Comment on "Pro-life" and "pro-choice" aren't actually opposite positions
agamemnonymous@sh.itjust.works 3 weeks agoMy point is the anti natalists have the perspective that the risk of suffering is not worth imposing on a new human.
You saying that assessment is overblown does not change their perspective
The real part I didn’t understand is the “prior consent” part. Like I said, before you have the child, there’s nothing to ask for consent. It doesn’t make any sense.
But as to the rest, I’m saying that the assessment is so overblown that it ceases to be rational. A fraction of a fraction of a percent of people will never get fulfillment from life, so no one should ever have children?
There’s always some risk associated with everything. To never do anything because there’s a minuscule chance it could be disastrous is ridiculous.
Bane_Killgrind@lemmy.dbzer0.com 3 weeks ago
Ok so you do understand it, but you are dismissing the concern. That’s fine.
For the prior consent part, consent requires active and willful assent to the act being effectuated. By the constraints of existence, children can not consent to be created. It’s an order of operations issue.
The act of consent is not asking. The act of consent is being told, yes you can do that to me.
agamemnonymous@sh.itjust.works 3 weeks ago
I know what consent is. I’m saying that applying the concept of consent here is nonsensical. Consent is so logically impossible that it’s irrelevant. This is the part beyond understanding.
That’s why I bothered to go into any of the rest of the concern. The prior consent angle is meaningless, so the next place you go is retroactive consent.
Bane_Killgrind@lemmy.dbzer0.com 3 weeks ago
And when you don’t get it retroactively?
jaycifer@lemmy.world 3 weeks ago
I’m going to preface this by saying that while I understand the logic you are using by demanding consent before birth and don’t necessarily disagree with its credibility, it feels wrong to me, and that this is mostly me trying to justify that intuitive wrongness.
As I look for some precedent to compare your thinking to, the closest analogy I can find is someone in a coma. According to your logic, if a person is in a coma and it is uncertain whether they will ever wake up with no prior consent given one way or the other on what to do with them under such circumstances, then they should be kept alive because they have not given consent to pull the plug yet. Does that sound correct to you?
When such a scenario plays out in the real world I believe that right to consent is given to that person’s closest relative(s) to strike a balance between the practicality of making a decision and morality of that decision being made by those who know the person best, attaining an imperfect state of near-consent.

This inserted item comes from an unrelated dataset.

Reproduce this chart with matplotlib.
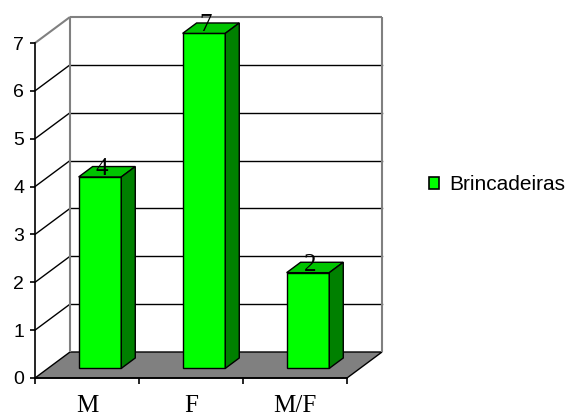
import matplotlib
matplotlib.use("Agg")
import matplotlib.pyplot as plt
from matplotlib.patches import Polygon, Patch
from matplotlib.ticker import FixedLocator

# ---- data ----
categories = ["M", "F", "M/F"]
values = [4, 7, 2]
series_name = "Brincadeiras"
y_ticks = [0, 1, 2, 3, 4, 5, 6, 7]

# ---- style ----
FRONT = "#00FF00"
TOP = "#00C400"
SIDE = "#008000"
FLOOR = "#808080"
WALL_EDGE = "#808080"

W, H = 572, 418
fig = plt.figure(figsize=(W / 100, H / 100), dpi=100)
ax = fig.add_axes([35 / W, 40 / H, 312 / W, 335 / H])
ax.set_xlim(-0.5, len(categories) - 0.5)
ax.set_ylim(0, max(y_ticks))
ax.patch.set_visible(False)

# depth offsets (in data units) for the oblique projection
px_per_cat = 312 / len(categories)
px_per_val = 335 / max(y_ticks)
DX = 35 / px_per_cat
DY = 26 / px_per_val


def P(x, v, d):
    return (x + d * DX, v + d * DY)


x_lo, x_hi = -0.5, len(categories) - 0.5
vmax = max(y_ticks)

# floor
ax.add_patch(Polygon([P(x_lo, 0, 0), P(x_hi, 0, 0), P(x_hi, 0, 1), P(x_lo, 0, 1)],
                     closed=True, facecolor=FLOOR, edgecolor="black", lw=1,
                     clip_on=False, zorder=1))

# gridlines on back wall and side wall
for v in y_ticks[1:-1]:
    xs, ys = zip(P(x_lo, v, 1), P(x_hi, v, 1))
    ax.plot(xs, ys, color="black", lw=1, clip_on=False, zorder=1)
    xs, ys = zip(P(x_lo, v, 0), P(x_lo, v, 1))
    ax.plot(xs, ys, color="black", lw=1, clip_on=False, zorder=1)

# wall edges (grey)
for a, b in [(P(x_lo, vmax, 0), P(x_lo, vmax, 1)),
             (P(x_lo, 0, 1), P(x_lo, vmax, 1)),
             (P(x_lo, vmax, 1), P(x_hi, vmax, 1)),
             (P(x_hi, 0, 1), P(x_hi, vmax, 1))]:
    ax.plot([a[0], b[0]], [a[1], b[1]], color=WALL_EDGE, lw=1.5,
            clip_on=False, zorder=1, solid_capstyle="butt")

# bars
bw = 0.41
d0, d1 = 0.37, 0.77
for i, v in enumerate(values):
    x0, x1 = i - bw / 2, i + bw / 2
    faces = [
        ([P(x0, 0, d0), P(x1, 0, d0), P(x1, v, d0), P(x0, v, d0)], FRONT),
        ([P(x0, v, d0), P(x1, v, d0), P(x1, v, d1), P(x0, v, d1)], TOP),
        ([P(x1, 0, d0), P(x1, 0, d1), P(x1, v, d1), P(x1, v, d0)], SIDE),
    ]
    for pts, c in faces:
        ax.add_patch(Polygon(pts, closed=True, facecolor=c, edgecolor="black",
                             lw=1, clip_on=False, zorder=3, joinstyle="miter"))
    lx, ly = P(i, v, d0)
    ax.annotate(str(v), (lx, ly), xytext=(2, 2), textcoords="offset pixels",
                ha="center", va="baseline", fontsize=18,
                family="Liberation Serif", color="black", zorder=5,
                annotation_clip=False)

# axes / ticks
for s in ["top", "right"]:
    ax.spines[s].set_visible(False)
for s in ["left", "bottom"]:
    ax.spines[s].set_color("black")
    ax.spines[s].set_linewidth(1.2)
    ax.spines[s].set_zorder(4)

ax.set_yticks(y_ticks)
ax.set_yticklabels([str(t) for t in y_ticks], family="Liberation Sans", fontsize=14)
ax.tick_params(axis="y", direction="out", length=3.8, width=1.2, pad=4, colors="black")

ax.set_xticks(range(len(categories)))
ax.set_xticklabels(categories, family="Liberation Serif", fontsize=18)
ax.xaxis.set_minor_locator(FixedLocator([k - 0.5 for k in range(len(categories) + 1)]))
ax.tick_params(axis="x", which="major", length=0, pad=12)
ax.tick_params(axis="x", which="minor", direction="out", length=4.5, width=1.2)

# legend
handle = Patch(facecolor=FRONT, edgecolor="black", lw=1.2)
fig.legend([handle], [series_name], loc="center left",
           bbox_to_anchor=(429 / W, 1 - 185 / H), frameon=False,
           prop={"family": "Liberation Sans", "size": 15},
           handlelength=0.48, handleheight=0.48, handletextpad=0.5,
           borderpad=0, borderaxespad=0)

fig.savefig("out.png", dpi=100)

To apply the same thinking to birth, an unborn person-to-be has no ability to consent to their birth, so that consent must come from their parents, who may not know exactly who that person is but have the best idea of the circumstances and growing up conditions they would be born into which would affect their consent when they are able to give it. That, to me, seems like the best near-consent that can be attained.
In more basic terms, I think it should be morally necessary for potential parents to ask themselves “would I want to be born to us in our current and predicted circumstances?” Id both honestly answer yes then that near-consent has been achieved, and if either answers no or they never ask that question, it is not achieved and they should not have a child.
Does that seem rational enough to you?
jaycifer@lemmy.world 3 weeks ago
Then there’s another suicide in the world, I think they went over that earlier.